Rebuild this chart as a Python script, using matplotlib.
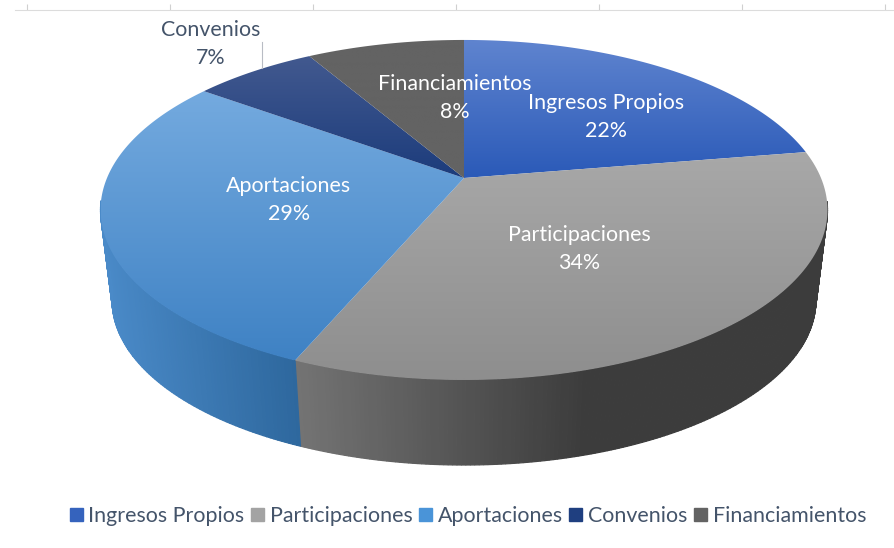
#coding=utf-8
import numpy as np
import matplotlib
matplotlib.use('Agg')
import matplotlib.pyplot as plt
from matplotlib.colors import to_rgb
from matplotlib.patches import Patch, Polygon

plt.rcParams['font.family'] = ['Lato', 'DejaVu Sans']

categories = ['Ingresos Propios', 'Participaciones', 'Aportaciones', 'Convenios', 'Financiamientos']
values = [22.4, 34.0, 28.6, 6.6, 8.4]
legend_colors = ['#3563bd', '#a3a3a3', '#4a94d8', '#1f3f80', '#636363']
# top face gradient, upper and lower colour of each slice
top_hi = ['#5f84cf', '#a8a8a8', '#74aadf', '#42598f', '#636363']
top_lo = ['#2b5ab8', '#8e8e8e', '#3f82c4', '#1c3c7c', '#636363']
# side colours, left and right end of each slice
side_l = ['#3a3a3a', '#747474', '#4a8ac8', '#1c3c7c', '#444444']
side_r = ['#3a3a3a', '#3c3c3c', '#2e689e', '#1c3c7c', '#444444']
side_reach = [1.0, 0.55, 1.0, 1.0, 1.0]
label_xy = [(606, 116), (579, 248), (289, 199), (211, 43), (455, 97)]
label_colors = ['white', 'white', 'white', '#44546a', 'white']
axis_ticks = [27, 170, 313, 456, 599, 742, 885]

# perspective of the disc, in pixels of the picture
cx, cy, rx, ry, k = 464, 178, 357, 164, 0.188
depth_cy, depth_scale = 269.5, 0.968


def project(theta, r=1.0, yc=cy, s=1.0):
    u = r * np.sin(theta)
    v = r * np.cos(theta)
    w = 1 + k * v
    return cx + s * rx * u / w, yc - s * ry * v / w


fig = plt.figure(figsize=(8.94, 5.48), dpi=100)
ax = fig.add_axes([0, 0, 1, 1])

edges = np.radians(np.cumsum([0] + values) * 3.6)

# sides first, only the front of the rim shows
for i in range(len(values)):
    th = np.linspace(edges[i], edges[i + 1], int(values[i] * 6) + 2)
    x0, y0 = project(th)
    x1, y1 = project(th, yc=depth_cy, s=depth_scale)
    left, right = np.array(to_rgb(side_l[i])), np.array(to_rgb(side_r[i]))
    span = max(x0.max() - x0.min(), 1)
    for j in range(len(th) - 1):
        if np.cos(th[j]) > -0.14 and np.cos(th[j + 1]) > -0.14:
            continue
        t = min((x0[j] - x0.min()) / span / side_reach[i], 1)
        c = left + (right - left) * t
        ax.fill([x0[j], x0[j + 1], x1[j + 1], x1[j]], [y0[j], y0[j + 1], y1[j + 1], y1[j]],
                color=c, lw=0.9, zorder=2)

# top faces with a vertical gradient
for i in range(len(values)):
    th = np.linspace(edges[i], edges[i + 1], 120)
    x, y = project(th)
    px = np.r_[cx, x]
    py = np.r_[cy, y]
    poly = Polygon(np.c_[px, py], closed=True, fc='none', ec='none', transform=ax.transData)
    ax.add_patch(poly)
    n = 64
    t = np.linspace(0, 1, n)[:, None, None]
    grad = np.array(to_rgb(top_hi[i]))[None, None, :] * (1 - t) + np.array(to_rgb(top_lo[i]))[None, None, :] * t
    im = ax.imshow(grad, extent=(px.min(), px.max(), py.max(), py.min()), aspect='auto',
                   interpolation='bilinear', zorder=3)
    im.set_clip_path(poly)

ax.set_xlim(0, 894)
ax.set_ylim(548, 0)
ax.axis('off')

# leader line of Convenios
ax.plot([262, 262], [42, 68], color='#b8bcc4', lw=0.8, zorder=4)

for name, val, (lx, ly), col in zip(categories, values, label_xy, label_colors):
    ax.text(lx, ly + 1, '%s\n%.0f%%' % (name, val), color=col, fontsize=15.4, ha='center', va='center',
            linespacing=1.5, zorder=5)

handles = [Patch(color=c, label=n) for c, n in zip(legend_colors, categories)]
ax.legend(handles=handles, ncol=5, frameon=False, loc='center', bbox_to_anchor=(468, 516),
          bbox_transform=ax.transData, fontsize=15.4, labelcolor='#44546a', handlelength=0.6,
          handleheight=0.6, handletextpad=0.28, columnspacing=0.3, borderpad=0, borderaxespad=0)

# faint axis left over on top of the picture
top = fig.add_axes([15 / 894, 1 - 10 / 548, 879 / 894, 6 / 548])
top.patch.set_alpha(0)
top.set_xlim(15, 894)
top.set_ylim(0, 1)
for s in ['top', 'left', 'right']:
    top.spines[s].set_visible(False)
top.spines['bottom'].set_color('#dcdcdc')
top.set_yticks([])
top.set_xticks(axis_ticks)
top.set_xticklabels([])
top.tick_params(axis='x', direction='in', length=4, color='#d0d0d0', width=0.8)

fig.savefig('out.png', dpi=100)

• WHAT IS REQUIRED
Retype the data above exactly; pictures are not part of the copy.

• RESULT FOR THIS TASK
Rebuild this chart as a Python script, using matplotlib.
#coding=utf-8
import numpy as np
import matplotlib
matplotlib.use('Agg')
import matplotlib.pyplot as plt
from matplotlib.colors import to_rgb
from matplotlib.patches import Patch, Polygon

plt.rcParams['font.family'] = ['Lato', 'DejaVu Sans']

categories = ['Ingresos Propios', 'Participaciones', 'Aportaciones', 'Convenios', 'Financiamientos']
values = [22.4, 34.0, 28.6, 6.6, 8.4]
legend_colors = ['#3563bd', '#a3a3a3', '#4a94d8', '#1f3f80', '#636363']
# top face gradient, upper and lower colour of each slice
top_hi = ['#5f84cf', '#a8a8a8', '#74aadf', '#42598f', '#636363']
top_lo = ['#2b5ab8', '#8e8e8e', '#3f82c4', '#1c3c7c', '#636363']
# side colours, left and right end of each slice
side_l = ['#3a3a3a', '#747474', '#4a8ac8', '#1c3c7c', '#444444']
side_r = ['#3a3a3a', '#3c3c3c', '#2e689e', '#1c3c7c', '#444444']
side_reach = [1.0, 0.55, 1.0, 1.0, 1.0]
label_xy = [(606, 116), (579, 248), (289, 199), (211, 43), (455, 97)]
label_colors = ['white', 'white', 'white', '#44546a', 'white']
axis_ticks = [27, 170, 313, 456, 599, 742, 885]

# perspective of the disc, in pixels of the picture
cx, cy, rx, ry, k = 464, 178, 357, 164, 0.188
depth_cy, depth_scale = 269.5, 0.968


def project(theta, r=1.0, yc=cy, s=1.0):
    u = r * np.sin(theta)
    v = r * np.cos(theta)
    w = 1 + k * v
    return cx + s * rx * u / w, yc - s * ry * v / w


fig = plt.figure(figsize=(8.94, 5.48), dpi=100)
ax = fig.add_axes([0, 0, 1, 1])

edges = np.radians(np.cumsum([0] + values) * 3.6)

# sides first, only the front of the rim shows
for i in range(len(values)):
    th = np.linspace(edges[i], edges[i + 1], int(values[i] * 6) + 2)
    x0, y0 = project(th)
    x1, y1 = project(th, yc=depth_cy, s=depth_scale)
    left, right = np.array(to_rgb(side_l[i])), np.array(to_rgb(side_r[i]))
    span = max(x0.max() - x0.min(), 1)
    for j in range(len(th) - 1):
        if np.cos(th[j]) > -0.14 and np.cos(th[j + 1]) > -0.14:
            continue
        t = min((x0[j] - x0.min()) / span / side_reach[i], 1)
        c = left + (right - left) * t
        ax.fill([x0[j], x0[j + 1], x1[j + 1], x1[j]], [y0[j], y0[j + 1], y1[j + 1], y1[j]],
                color=c, lw=0.9, zorder=2)

# top faces with a vertical gradient
for i in range(len(values)):
    th = np.linspace(edges[i], edges[i + 1], 120)
    x, y = project(th)
    px = np.r_[cx, x]
    py = np.r_[cy, y]
    poly = Polygon(np.c_[px, py], closed=True, fc='none', ec='none', transform=ax.transData)
    ax.add_patch(poly)
    n = 64
    t = np.linspace(0, 1, n)[:, None, None]
    grad = np.array(to_rgb(top_hi[i]))[None, None, :] * (1 - t) + np.array(to_rgb(top_lo[i]))[None, None, :] * t
    im = ax.imshow(grad, extent=(px.min(), px.max(), py.max(), py.min()), aspect='auto',
                   interpolation='bilinear', zorder=3)
    im.set_clip_path(poly)

ax.set_xlim(0, 894)
ax.set_ylim(548, 0)
ax.axis('off')

# leader line of Convenios
ax.plot([262, 262], [42, 68], color='#b8bcc4', lw=0.8, zorder=4)

for name, val, (lx, ly), col in zip(categories, values, label_xy, label_colors):
    ax.text(lx, ly + 1, '%s\n%.0f%%' % (name, val), color=col, fontsize=15.4, ha='center', va='center',
            linespacing=1.5, zorder=5)

handles = [Patch(color=c, label=n) for c, n in zip(legend_colors, categories)]
ax.legend(handles=handles, ncol=5, frameon=False, loc='center', bbox_to_anchor=(468, 516),
          bbox_transform=ax.transData, fontsize=15.4, labelcolor='#44546a', handlelength=0.6,
          handleheight=0.6, handletextpad=0.28, columnspacing=0.3, borderpad=0, borderaxespad=0)

# faint axis left over on top of the picture
top = fig.add_axes([15 / 894, 1 - 10 / 548, 879 / 894, 6 / 548])
top.patch.set_alpha(0)
top.set_xlim(15, 894)
top.set_ylim(0, 1)
for s in ['top', 'left', 'right']:
    top.spines[s].set_visible(False)
top.spines['bottom'].set_color('#dcdcdc')
top.set_yticks([])
top.set_xticks(axis_ticks)
top.set_xticklabels([])
top.tick_params(axis='x', direction='in', length=4, color='#d0d0d0', width=0.8)

fig.savefig('out.png', dpi=100)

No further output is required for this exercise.